Thursday, March 26, 2009

Mount Redoubt Eruption: The Umbrella from the Volcano

The umbrella metaphor extends in two distinct directions. First, is the "security" aspect--going to its function of sheltering users from rain or sun. Second, is the shape; this may have two aspects--the ribbed underbelly of an umbrella or the view from above. The latter is in the news as Alaska's Mount Redoubt eruption awakens public discussion of volcanoes. According to an NPR story, a "volcanic plume is essentially a column of hot gases and dust, topped with a horizontal 'umbrella.'"

While there is no example of this eruption's plume, here is a picture from the last eruption, in 1990. NPR, citing a recent article in Nature, points out that "inside that umbrella-shaped haze of gas and dust, a lightning-covered cyclone rages, spitting out waterspouts and dust devils."

More interesting is that the metaphor of an umbrella must be of more recent origin. The NPR story points out that "[v]olcano watchers described the general shape of these plumes as early as the eruption of Mount Vesuvius in A.D. 79." and notes a reference to this bizarre phenomenon in an obscure letter by Capt. S. Tillard, published in 1812, who was navigating the seas around the Azores when a volcanic vent erupted and he refers to the column of smoke as rotating on the water "like a horizontal wheel." So, if the umbrella now a universal metaphor for a shape, did it replace some other generally accepted concept or become its own permanent thing?
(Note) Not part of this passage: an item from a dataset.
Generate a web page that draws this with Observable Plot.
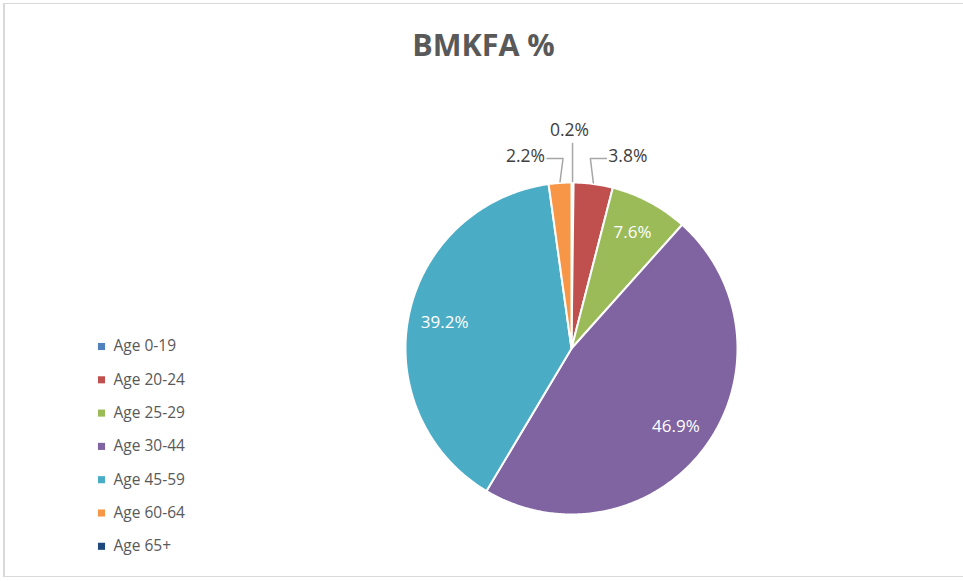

For an animation of an eruption, including depiction of the umbrella region, check out the San Diego State University's College of Science website. "The column thus spreads out in the umbrella region. The bottom of umbrella region is where densities of the plume and the surrounding air are equal. Continued upward mobility towards the top of the umbrella region is controlled by momentum. The umbrella region is often asymmetric due to the effect of high atmospheric winds in the stratosphere." This raises an issue of whether this metaphor derives from the shape or from the opening up of an umbrella.